» TASK TO COMPLETE: Your task is to repeat the lines below exactly, excluding any pictures they contain.

» PROVIDED MATERIAL:

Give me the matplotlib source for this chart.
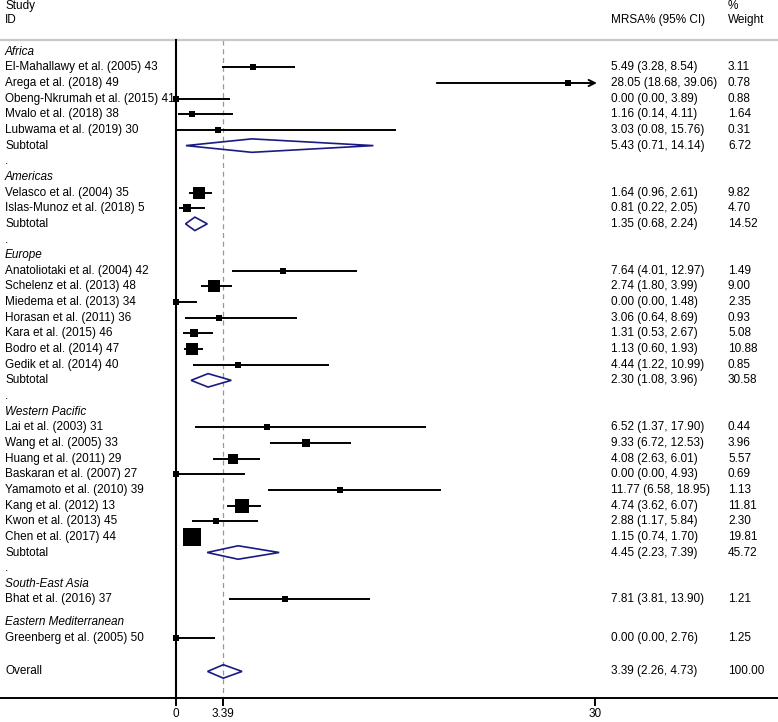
import numpy as np
import matplotlib
matplotlib.use('Agg')
import matplotlib.pyplot as plt
from matplotlib.patches import Polygon
from matplotlib import transforms

plt.rcParams['font.family'] = ['Liberation Sans', 'DejaVu Sans']
FS = 8.5

# region groups
regions = ['Africa', 'Americas', 'Europe', 'Western Pacific',
           'South-East Asia', 'Eastern Mediterranean']

study_names = [
    ['El-Mahallawy et al. (2005) 43', 'Arega et al. (2018) 49',
     'Obeng-Nkrumah et al. (2015) 41', 'Mvalo et al. (2018) 38',
     'Lubwama et al. (2019) 30'],
    ['Velasco et al. (2004) 35', 'Islas-Munoz et al. (2018) 5'],
    ['Anatoliotaki et al. (2004) 42', 'Schelenz et al. (2013) 48',
     'Miedema et al. (2013) 34', 'Horasan et al. (2011) 36',
     'Kara et al. (2015) 46', 'Bodro et al. (2014) 47',
     'Gedik et al. (2014) 40'],
    ['Lai et al. (2003) 31', 'Wang et al. (2005) 33', 'Huang et al. (2011) 29',
     'Baskaran et al. (2007) 27', 'Yamamoto et al. (2010) 39',
     'Kang et al. (2012) 13', 'Kwon et al. (2013) 45', 'Chen et al. (2017) 44'],
    ['Bhat et al. (2016) 37'],
    ['Greenberg et al. (2005) 50'],
]
est = [
    [5.49, 28.05, 0.00, 1.16, 3.03],
    [1.64, 0.81],
    [7.64, 2.74, 0.00, 3.06, 1.31, 1.13, 4.44],
    [6.52, 9.33, 4.08, 0.00, 11.77, 4.74, 2.88, 1.15],
    [7.81],
    [0.00],
]
lo = [
    [3.28, 18.68, 0.00, 0.14, 0.08],
    [0.96, 0.22],
    [4.01, 1.80, 0.00, 0.64, 0.53, 0.60, 1.22],
    [1.37, 6.72, 2.63, 0.00, 6.58, 3.62, 1.17, 0.74],
    [3.81],
    [0.00],
]
hi = [
    [8.54, 39.06, 3.89, 4.11, 15.76],
    [2.61, 2.05],
    [12.97, 3.99, 1.48, 8.69, 2.67, 1.93, 10.99],
    [17.90, 12.53, 6.01, 4.93, 18.95, 6.07, 5.84, 1.70],
    [13.90],
    [2.76],
]
weight = [
    [3.11, 0.78, 0.88, 1.64, 0.31],
    [9.82, 4.70],
    [1.49, 9.00, 2.35, 0.93, 5.08, 10.88, 0.85],
    [0.44, 3.96, 5.57, 0.69, 1.13, 11.81, 2.30, 19.81],
    [1.21],
    [1.25],
]
# subtotals (None for single-study groups)
sub_est = [5.43, 1.35, 2.30, 4.45, None, None]
sub_lo = [0.71, 0.68, 1.08, 2.23, None, None]
sub_hi = [14.14, 2.24, 3.96, 7.39, None, None]
sub_w = [6.72, 14.52, 30.58, 45.72, None, None]

overall = (3.39, 2.26, 4.73, 100.00)
xticks = [0, overall[0], 30]
xmax_plot = 30.15

W, H, DPI = 778, 722, 100
PX = 13.96         # pixels per unit
X0 = 176           # pixel of value 0
ROW = 15.65        # pixels per row
Y0 = 51.7          # pixel of first row
AX_BOT = 698       # pixel of bottom axis line

fig = plt.figure(figsize=(W / DPI, H / DPI), dpi=DPI)
ax = fig.add_axes([0, 1 - AX_BOT / H, 1, AX_BOT / H])
ax.set_xlim(-X0 / PX, (W - X0) / PX)
ax.set_ylim((AX_BOT - Y0) / ROW, -Y0 / ROW)

def r_of(pix):
    return (pix - Y0) / ROW

xf = transforms.blended_transform_factory(fig.transFigure, ax.transData)
navy = '#1a1a85'

def row_text(r, label, ci=None, w=None, italic=False):
    ax.text(5 / W, r, label, transform=xf, fontsize=FS, va='center',
            style='italic' if italic else 'normal')
    if ci is not None:
        ax.text(611 / W, r, '%.2f (%.2f, %.2f)' % ci, transform=xf,
                fontsize=FS, va='center')
        ax.text(728 / W, r, '%.2f' % w, transform=xf, fontsize=FS, va='center')

def diamond(r, e, l, h):
    d = 0.43
    ax.add_patch(Polygon([[l, r], [e, r - d], [h, r], [e, r + d]], closed=True,
                         fill=False, edgecolor=navy, lw=1.2, zorder=4))

r = 0.0
for g, reg in enumerate(regions):
    row_text(r, reg, italic=True)
    r += 1
    for i, name in enumerate(study_names[g]):
        e, l, h, w = est[g][i], lo[g][i], hi[g][i], weight[g][i]
        row_text(r, name, (e, l, h), w)
        if h > xmax_plot:
            ax.annotate('', xy=(xmax_plot, r), xytext=(l, r),
                        arrowprops=dict(arrowstyle='->', lw=1.4, color='black',
                                        mutation_scale=11, shrinkA=0, shrinkB=0),
                        zorder=3)
        else:
            ax.plot([l, h], [r, r], color='black', lw=1.4, zorder=3,
                    solid_capstyle='butt')
        side = max(5.4, 3.85 * np.sqrt(w)) * 72 / DPI
        ax.scatter([e], [r], marker='s', s=side ** 2, color='black',
                   linewidths=0, zorder=5)
        r += 1
    if sub_est[g] is not None:
        row_text(r, 'Subtotal', (sub_est[g], sub_lo[g], sub_hi[g]), sub_w[g])
        diamond(r, sub_est[g], sub_lo[g], sub_hi[g])
        r += 1
        row_text(r, '.')
        r += 1
    else:
        r += 0.45

r += 0.7
row_text(r, 'Overall', overall[:3], overall[3])
diamond(r, overall[0], overall[1], overall[2])

# headers
ax.text(5 / W, r_of(6), 'Study', transform=xf, fontsize=FS, va='center')
ax.text(5 / W, r_of(20), 'ID', transform=xf, fontsize=FS, va='center')
ax.text(611 / W, r_of(20), 'MRSA% (95% CI)', transform=xf, fontsize=FS, va='center')
ax.text(728 / W, r_of(6), '%', transform=xf, fontsize=FS, va='center')
ax.text(728 / W, r_of(20), 'Weight', transform=xf, fontsize=FS, va='center')
ax.axhline(r_of(39.5), color='#c8c8c8', lw=1.6)

# reference lines
top = r_of(40)
ax.plot([0, 0], [top, r_of(AX_BOT)], color='black', lw=1.5, zorder=2)
ax.plot([overall[0]] * 2, [top, r_of(AX_BOT)], color='#999999', lw=0.9,
        ls=(0, (4, 3)), zorder=1)

# bottom axis
for s in ['top', 'left', 'right']:
    ax.spines[s].set_visible(False)
ax.spines['bottom'].set_linewidth(1.4)
ax.set_yticks([])
ax.set_xticks(xticks)
ax.set_xticklabels(['0', '%.2f' % overall[0], '30'], fontsize=FS)
ax.tick_params(axis='x', length=6, width=1.4, pad=1.5)

fig.savefig('out.png', dpi=DPI)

» WRITTEN ANSWER:
Give me the matplotlib source for this chart.
import numpy as np
import matplotlib
matplotlib.use('Agg')
import matplotlib.pyplot as plt
from matplotlib.patches import Polygon
from matplotlib import transforms

plt.rcParams['font.family'] = ['Liberation Sans', 'DejaVu Sans']
FS = 8.5

# region groups
regions = ['Africa', 'Americas', 'Europe', 'Western Pacific',
           'South-East Asia', 'Eastern Mediterranean']

study_names = [
    ['El-Mahallawy et al. (2005) 43', 'Arega et al. (2018) 49',
     'Obeng-Nkrumah et al. (2015) 41', 'Mvalo et al. (2018) 38',
     'Lubwama et al. (2019) 30'],
    ['Velasco et al. (2004) 35', 'Islas-Munoz et al. (2018) 5'],
    ['Anatoliotaki et al. (2004) 42', 'Schelenz et al. (2013) 48',
     'Miedema et al. (2013) 34', 'Horasan et al. (2011) 36',
     'Kara et al. (2015) 46', 'Bodro et al. (2014) 47',
     'Gedik et al. (2014) 40'],
    ['Lai et al. (2003) 31', 'Wang et al. (2005) 33', 'Huang et al. (2011) 29',
     'Baskaran et al. (2007) 27', 'Yamamoto et al. (2010) 39',
     'Kang et al. (2012) 13', 'Kwon et al. (2013) 45', 'Chen et al. (2017) 44'],
    ['Bhat et al. (2016) 37'],
    ['Greenberg et al. (2005) 50'],
]
est = [
    [5.49, 28.05, 0.00, 1.16, 3.03],
    [1.64, 0.81],
    [7.64, 2.74, 0.00, 3.06, 1.31, 1.13, 4.44],
    [6.52, 9.33, 4.08, 0.00, 11.77, 4.74, 2.88, 1.15],
    [7.81],
    [0.00],
]
lo = [
    [3.28, 18.68, 0.00, 0.14, 0.08],
    [0.96, 0.22],
    [4.01, 1.80, 0.00, 0.64, 0.53, 0.60, 1.22],
    [1.37, 6.72, 2.63, 0.00, 6.58, 3.62, 1.17, 0.74],
    [3.81],
    [0.00],
]
hi = [
    [8.54, 39.06, 3.89, 4.11, 15.76],
    [2.61, 2.05],
    [12.97, 3.99, 1.48, 8.69, 2.67, 1.93, 10.99],
    [17.90, 12.53, 6.01, 4.93, 18.95, 6.07, 5.84, 1.70],
    [13.90],
    [2.76],
]
weight = [
    [3.11, 0.78, 0.88, 1.64, 0.31],
    [9.82, 4.70],
    [1.49, 9.00, 2.35, 0.93, 5.08, 10.88, 0.85],
    [0.44, 3.96, 5.57, 0.69, 1.13, 11.81, 2.30, 19.81],
    [1.21],
    [1.25],
]
# subtotals (None for single-study groups)
sub_est = [5.43, 1.35, 2.30, 4.45, None, None]
sub_lo = [0.71, 0.68, 1.08, 2.23, None, None]
sub_hi = [14.14, 2.24, 3.96, 7.39, None, None]
sub_w = [6.72, 14.52, 30.58, 45.72, None, None]

overall = (3.39, 2.26, 4.73, 100.00)
xticks = [0, overall[0], 30]
xmax_plot = 30.15

W, H, DPI = 778, 722, 100
PX = 13.96         # pixels per unit
X0 = 176           # pixel of value 0
ROW = 15.65        # pixels per row
Y0 = 51.7          # pixel of first row
AX_BOT = 698       # pixel of bottom axis line

fig = plt.figure(figsize=(W / DPI, H / DPI), dpi=DPI)
ax = fig.add_axes([0, 1 - AX_BOT / H, 1, AX_BOT / H])
ax.set_xlim(-X0 / PX, (W - X0) / PX)
ax.set_ylim((AX_BOT - Y0) / ROW, -Y0 / ROW)

def r_of(pix):
    return (pix - Y0) / ROW

xf = transforms.blended_transform_factory(fig.transFigure, ax.transData)
navy = '#1a1a85'

def row_text(r, label, ci=None, w=None, italic=False):
    ax.text(5 / W, r, label, transform=xf, fontsize=FS, va='center',
            style='italic' if italic else 'normal')
    if ci is not None:
        ax.text(611 / W, r, '%.2f (%.2f, %.2f)' % ci, transform=xf,
                fontsize=FS, va='center')
        ax.text(728 / W, r, '%.2f' % w, transform=xf, fontsize=FS, va='center')

def diamond(r, e, l, h):
    d = 0.43
    ax.add_patch(Polygon([[l, r], [e, r - d], [h, r], [e, r + d]], closed=True,
                         fill=False, edgecolor=navy, lw=1.2, zorder=4))

r = 0.0
for g, reg in enumerate(regions):
    row_text(r, reg, italic=True)
    r += 1
    for i, name in enumerate(study_names[g]):
        e, l, h, w = est[g][i], lo[g][i], hi[g][i], weight[g][i]
        row_text(r, name, (e, l, h), w)
        if h > xmax_plot:
            ax.annotate('', xy=(xmax_plot, r), xytext=(l, r),
                        arrowprops=dict(arrowstyle='->', lw=1.4, color='black',
                                        mutation_scale=11, shrinkA=0, shrinkB=0),
                        zorder=3)
        else:
            ax.plot([l, h], [r, r], color='black', lw=1.4, zorder=3,
                    solid_capstyle='butt')
        side = max(5.4, 3.85 * np.sqrt(w)) * 72 / DPI
        ax.scatter([e], [r], marker='s', s=side ** 2, color='black',
                   linewidths=0, zorder=5)
        r += 1
    if sub_est[g] is not None:
        row_text(r, 'Subtotal', (sub_est[g], sub_lo[g], sub_hi[g]), sub_w[g])
        diamond(r, sub_est[g], sub_lo[g], sub_hi[g])
        r += 1
        row_text(r, '.')
        r += 1
    else:
        r += 0.45

r += 0.7
row_text(r, 'Overall', overall[:3], overall[3])
diamond(r, overall[0], overall[1], overall[2])

# headers
ax.text(5 / W, r_of(6), 'Study', transform=xf, fontsize=FS, va='center')
ax.text(5 / W, r_of(20), 'ID', transform=xf, fontsize=FS, va='center')
ax.text(611 / W, r_of(20), 'MRSA% (95% CI)', transform=xf, fontsize=FS, va='center')
ax.text(728 / W, r_of(6), '%', transform=xf, fontsize=FS, va='center')
ax.text(728 / W, r_of(20), 'Weight', transform=xf, fontsize=FS, va='center')
ax.axhline(r_of(39.5), color='#c8c8c8', lw=1.6)

# reference lines
top = r_of(40)
ax.plot([0, 0], [top, r_of(AX_BOT)], color='black', lw=1.5, zorder=2)
ax.plot([overall[0]] * 2, [top, r_of(AX_BOT)], color='#999999', lw=0.9,
        ls=(0, (4, 3)), zorder=1)

# bottom axis
for s in ['top', 'left', 'right']:
    ax.spines[s].set_visible(False)
ax.spines['bottom'].set_linewidth(1.4)
ax.set_yticks([])
ax.set_xticks(xticks)
ax.set_xticklabels(['0', '%.2f' % overall[0], '30'], fontsize=FS)
ax.tick_params(axis='x', length=6, width=1.4, pad=1.5)

fig.savefig('out.png', dpi=DPI)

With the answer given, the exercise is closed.